**WHAT YOU SHOULD DO:** Everything from the line containing "The picture is" through the line containing "const yMinor = [0.125, 0.375, 0.625, 0.875];" must be quoted exactly; everything else is left out.
--- START ---
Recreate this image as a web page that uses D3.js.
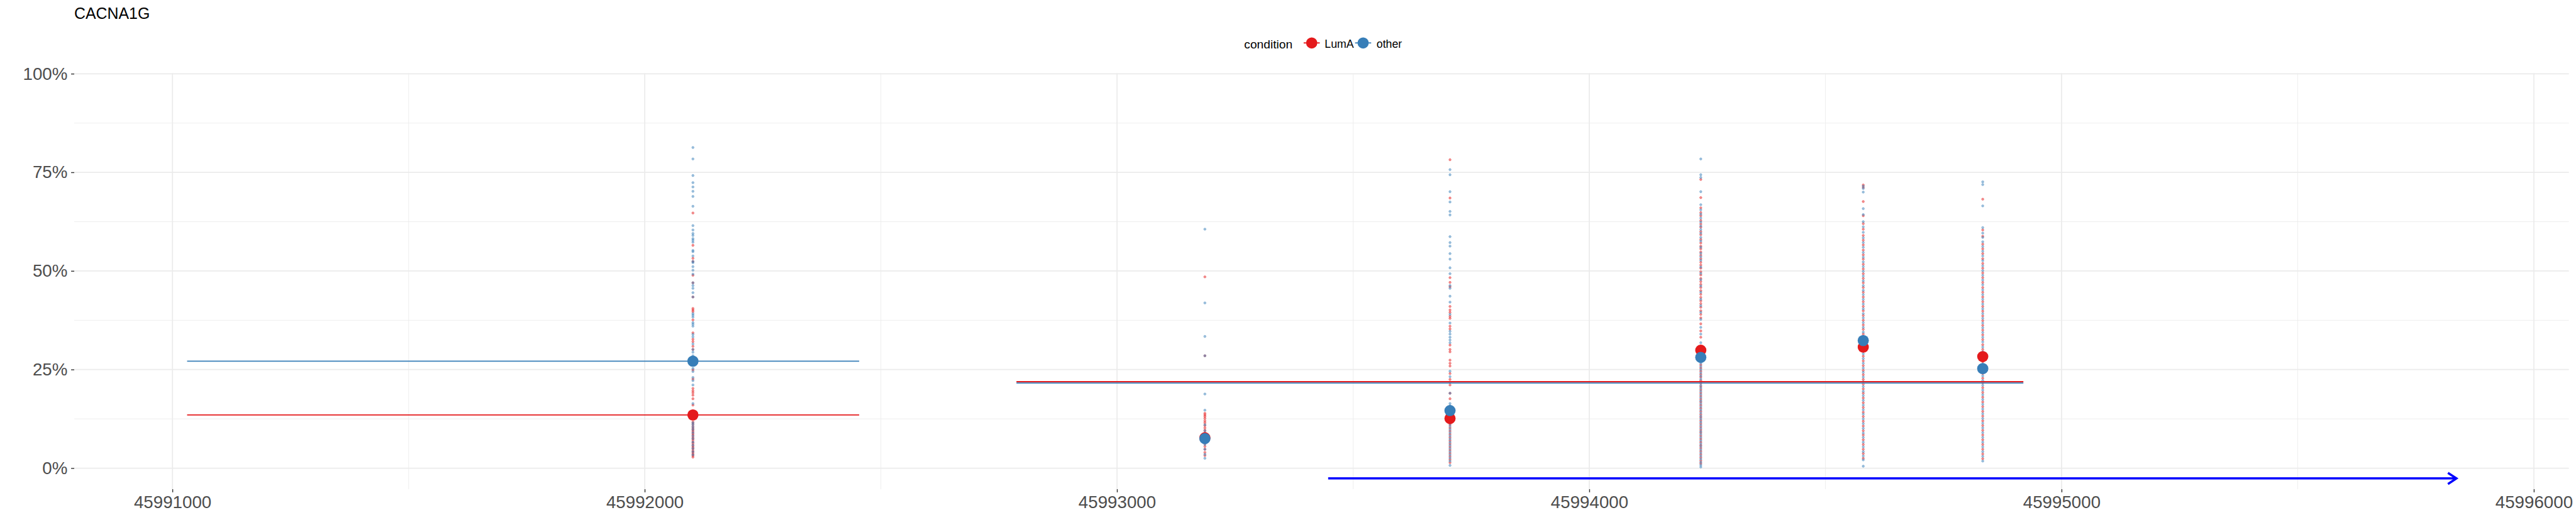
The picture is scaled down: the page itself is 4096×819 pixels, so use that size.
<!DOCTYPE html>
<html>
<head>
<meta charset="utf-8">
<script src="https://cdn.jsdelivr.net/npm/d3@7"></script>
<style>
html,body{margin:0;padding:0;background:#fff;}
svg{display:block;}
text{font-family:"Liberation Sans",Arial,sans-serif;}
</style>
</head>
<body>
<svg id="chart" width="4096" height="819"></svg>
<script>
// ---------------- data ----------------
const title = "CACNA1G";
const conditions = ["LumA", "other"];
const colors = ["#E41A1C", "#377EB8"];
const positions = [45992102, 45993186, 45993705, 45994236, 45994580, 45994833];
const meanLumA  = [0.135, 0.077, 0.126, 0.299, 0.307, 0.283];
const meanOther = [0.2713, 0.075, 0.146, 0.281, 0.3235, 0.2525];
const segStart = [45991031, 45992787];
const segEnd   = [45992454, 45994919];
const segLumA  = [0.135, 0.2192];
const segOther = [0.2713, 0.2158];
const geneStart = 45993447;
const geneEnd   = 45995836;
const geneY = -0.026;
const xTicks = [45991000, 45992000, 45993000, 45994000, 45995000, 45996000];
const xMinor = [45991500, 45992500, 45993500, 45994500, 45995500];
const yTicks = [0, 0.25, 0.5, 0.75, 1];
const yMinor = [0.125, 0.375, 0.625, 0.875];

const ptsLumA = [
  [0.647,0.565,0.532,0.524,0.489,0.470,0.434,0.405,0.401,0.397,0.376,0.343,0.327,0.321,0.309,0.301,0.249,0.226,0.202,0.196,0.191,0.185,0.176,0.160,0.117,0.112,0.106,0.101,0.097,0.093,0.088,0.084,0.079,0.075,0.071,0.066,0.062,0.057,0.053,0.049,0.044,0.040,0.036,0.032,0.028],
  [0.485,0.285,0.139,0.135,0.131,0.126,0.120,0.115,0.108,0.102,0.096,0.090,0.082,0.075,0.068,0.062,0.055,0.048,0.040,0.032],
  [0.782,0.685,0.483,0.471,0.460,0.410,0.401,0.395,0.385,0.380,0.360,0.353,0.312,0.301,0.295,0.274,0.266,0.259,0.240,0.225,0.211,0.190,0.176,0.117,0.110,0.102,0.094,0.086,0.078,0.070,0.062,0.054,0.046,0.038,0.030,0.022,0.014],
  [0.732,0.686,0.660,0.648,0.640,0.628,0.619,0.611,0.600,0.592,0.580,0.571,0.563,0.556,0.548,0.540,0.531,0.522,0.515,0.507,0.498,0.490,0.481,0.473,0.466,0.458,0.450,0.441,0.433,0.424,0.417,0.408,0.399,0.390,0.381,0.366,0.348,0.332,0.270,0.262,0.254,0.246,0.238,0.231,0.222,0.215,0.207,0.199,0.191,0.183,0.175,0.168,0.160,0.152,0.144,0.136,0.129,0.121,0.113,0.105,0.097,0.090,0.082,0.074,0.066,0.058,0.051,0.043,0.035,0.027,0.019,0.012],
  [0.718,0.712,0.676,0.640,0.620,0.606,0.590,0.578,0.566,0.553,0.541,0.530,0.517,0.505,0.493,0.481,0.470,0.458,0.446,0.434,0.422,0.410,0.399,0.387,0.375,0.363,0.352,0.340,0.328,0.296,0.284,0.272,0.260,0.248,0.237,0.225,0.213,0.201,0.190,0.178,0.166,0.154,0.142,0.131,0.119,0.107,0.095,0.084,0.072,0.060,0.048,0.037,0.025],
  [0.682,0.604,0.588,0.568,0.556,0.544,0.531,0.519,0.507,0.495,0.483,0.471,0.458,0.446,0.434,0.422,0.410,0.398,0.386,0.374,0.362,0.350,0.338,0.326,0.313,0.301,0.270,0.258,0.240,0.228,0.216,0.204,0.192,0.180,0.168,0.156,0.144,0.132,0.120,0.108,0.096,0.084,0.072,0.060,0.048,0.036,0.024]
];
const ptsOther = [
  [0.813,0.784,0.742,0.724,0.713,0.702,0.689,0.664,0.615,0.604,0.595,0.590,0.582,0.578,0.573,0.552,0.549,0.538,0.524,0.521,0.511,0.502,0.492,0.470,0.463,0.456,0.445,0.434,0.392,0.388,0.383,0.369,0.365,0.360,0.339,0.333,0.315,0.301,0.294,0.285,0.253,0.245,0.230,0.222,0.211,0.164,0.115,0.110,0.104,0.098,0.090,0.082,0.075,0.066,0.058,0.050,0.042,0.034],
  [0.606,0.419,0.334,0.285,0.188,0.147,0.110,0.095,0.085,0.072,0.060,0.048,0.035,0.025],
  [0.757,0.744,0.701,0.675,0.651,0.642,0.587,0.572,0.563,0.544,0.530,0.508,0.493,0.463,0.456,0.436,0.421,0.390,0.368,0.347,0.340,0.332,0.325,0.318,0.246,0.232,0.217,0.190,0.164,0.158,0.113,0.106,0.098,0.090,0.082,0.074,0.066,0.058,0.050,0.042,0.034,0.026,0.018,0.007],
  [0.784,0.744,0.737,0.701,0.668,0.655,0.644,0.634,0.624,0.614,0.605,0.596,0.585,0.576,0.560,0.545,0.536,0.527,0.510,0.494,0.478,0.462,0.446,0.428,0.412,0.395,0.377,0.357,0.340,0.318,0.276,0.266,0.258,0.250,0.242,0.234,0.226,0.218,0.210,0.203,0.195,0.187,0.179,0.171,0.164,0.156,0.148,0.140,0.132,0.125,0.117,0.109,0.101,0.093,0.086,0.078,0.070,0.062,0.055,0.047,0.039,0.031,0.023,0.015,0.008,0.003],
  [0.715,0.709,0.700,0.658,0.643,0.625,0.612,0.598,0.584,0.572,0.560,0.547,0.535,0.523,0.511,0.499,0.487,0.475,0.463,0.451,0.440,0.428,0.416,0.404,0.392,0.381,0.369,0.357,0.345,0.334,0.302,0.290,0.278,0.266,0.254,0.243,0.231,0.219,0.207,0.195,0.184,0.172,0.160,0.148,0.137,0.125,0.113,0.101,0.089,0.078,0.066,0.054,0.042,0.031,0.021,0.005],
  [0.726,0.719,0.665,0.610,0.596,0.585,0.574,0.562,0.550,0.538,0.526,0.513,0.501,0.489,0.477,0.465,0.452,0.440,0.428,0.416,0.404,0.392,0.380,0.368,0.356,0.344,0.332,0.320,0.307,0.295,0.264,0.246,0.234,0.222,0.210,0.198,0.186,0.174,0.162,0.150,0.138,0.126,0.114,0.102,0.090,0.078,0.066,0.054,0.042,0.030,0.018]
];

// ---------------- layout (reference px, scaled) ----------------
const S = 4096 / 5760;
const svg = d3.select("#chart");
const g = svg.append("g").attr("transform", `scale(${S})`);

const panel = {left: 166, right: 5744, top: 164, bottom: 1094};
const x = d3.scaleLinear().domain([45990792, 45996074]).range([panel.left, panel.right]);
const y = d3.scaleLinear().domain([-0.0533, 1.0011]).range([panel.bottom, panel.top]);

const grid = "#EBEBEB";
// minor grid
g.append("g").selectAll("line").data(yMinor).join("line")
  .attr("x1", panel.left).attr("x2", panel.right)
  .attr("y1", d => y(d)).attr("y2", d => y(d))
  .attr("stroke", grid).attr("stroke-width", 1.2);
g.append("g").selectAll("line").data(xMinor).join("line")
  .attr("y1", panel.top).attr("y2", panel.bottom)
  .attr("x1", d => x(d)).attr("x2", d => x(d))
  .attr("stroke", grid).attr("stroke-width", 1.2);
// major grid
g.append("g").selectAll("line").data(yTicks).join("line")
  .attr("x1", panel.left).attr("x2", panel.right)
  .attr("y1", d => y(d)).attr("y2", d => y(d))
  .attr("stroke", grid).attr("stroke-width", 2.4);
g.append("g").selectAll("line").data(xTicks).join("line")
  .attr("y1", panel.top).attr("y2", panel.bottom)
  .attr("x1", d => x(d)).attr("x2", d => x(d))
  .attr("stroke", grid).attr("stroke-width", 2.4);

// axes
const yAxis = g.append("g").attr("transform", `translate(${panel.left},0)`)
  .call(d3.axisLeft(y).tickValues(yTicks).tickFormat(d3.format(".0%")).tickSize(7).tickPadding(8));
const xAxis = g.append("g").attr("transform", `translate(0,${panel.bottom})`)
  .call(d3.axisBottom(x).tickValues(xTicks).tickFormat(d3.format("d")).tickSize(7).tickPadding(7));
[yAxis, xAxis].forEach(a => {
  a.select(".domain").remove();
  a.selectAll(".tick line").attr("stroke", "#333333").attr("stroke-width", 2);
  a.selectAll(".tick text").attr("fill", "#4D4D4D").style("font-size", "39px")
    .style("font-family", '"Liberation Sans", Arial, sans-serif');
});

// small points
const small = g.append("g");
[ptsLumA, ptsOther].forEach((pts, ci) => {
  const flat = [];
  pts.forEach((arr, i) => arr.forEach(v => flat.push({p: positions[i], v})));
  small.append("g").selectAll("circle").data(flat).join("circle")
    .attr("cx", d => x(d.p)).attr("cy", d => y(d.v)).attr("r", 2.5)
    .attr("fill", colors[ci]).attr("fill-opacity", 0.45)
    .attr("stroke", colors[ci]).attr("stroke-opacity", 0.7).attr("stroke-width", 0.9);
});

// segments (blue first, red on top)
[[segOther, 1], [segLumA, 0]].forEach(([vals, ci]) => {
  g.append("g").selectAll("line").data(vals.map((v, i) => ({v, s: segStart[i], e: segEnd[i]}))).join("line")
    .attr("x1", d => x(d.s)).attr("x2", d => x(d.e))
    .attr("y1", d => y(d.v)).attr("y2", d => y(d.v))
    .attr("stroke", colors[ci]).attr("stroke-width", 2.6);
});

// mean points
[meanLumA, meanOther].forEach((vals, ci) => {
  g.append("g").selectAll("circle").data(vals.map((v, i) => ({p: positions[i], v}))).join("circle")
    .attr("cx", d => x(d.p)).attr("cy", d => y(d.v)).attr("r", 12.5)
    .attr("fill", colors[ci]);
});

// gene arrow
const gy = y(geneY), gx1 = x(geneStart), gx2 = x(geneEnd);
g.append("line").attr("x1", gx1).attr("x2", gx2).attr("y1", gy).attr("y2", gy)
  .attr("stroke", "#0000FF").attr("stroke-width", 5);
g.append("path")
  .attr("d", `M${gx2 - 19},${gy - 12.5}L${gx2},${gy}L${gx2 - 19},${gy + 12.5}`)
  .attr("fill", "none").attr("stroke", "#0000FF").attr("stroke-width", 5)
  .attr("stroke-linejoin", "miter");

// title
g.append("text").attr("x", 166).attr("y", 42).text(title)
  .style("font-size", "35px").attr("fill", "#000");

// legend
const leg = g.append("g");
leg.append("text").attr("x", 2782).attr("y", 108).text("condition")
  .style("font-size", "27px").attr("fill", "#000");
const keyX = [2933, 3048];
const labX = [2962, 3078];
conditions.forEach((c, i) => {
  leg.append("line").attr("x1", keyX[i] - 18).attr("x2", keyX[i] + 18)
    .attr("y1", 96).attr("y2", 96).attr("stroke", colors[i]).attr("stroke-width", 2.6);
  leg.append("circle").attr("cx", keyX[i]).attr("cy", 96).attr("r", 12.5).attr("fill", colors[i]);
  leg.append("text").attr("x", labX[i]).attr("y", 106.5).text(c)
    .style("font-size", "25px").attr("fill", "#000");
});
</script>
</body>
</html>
--- END ---
**PROBLEM SOLUTION:**
The picture is scaled down: the page itself is 4096×819 pixels, so use that size.
<!DOCTYPE html>
<html>
<head>
<meta charset="utf-8">
<script src="https://cdn.jsdelivr.net/npm/d3@7"></script>
<style>
html,body{margin:0;padding:0;background:#fff;}
svg{display:block;}
text{font-family:"Liberation Sans",Arial,sans-serif;}
</style>
</head>
<body>
<svg id="chart" width="4096" height="819"></svg>
<script>
// ---------------- data ----------------
const title = "CACNA1G";
const conditions = ["LumA", "other"];
const colors = ["#E41A1C", "#377EB8"];
const positions = [45992102, 45993186, 45993705, 45994236, 45994580, 45994833];
const meanLumA  = [0.135, 0.077, 0.126, 0.299, 0.307, 0.283];
const meanOther = [0.2713, 0.075, 0.146, 0.281, 0.3235, 0.2525];
const segStart = [45991031, 45992787];
const segEnd   = [45992454, 45994919];
const segLumA  = [0.135, 0.2192];
const segOther = [0.2713, 0.2158];
const geneStart = 45993447;
const geneEnd   = 45995836;
const geneY = -0.026;
const xTicks = [45991000, 45992000, 45993000, 45994000, 45995000, 45996000];
const xMinor = [45991500, 45992500, 45993500, 45994500, 45995500];
const yTicks = [0, 0.25, 0.5, 0.75, 1];
const yMinor = [0.125, 0.375, 0.625, 0.875];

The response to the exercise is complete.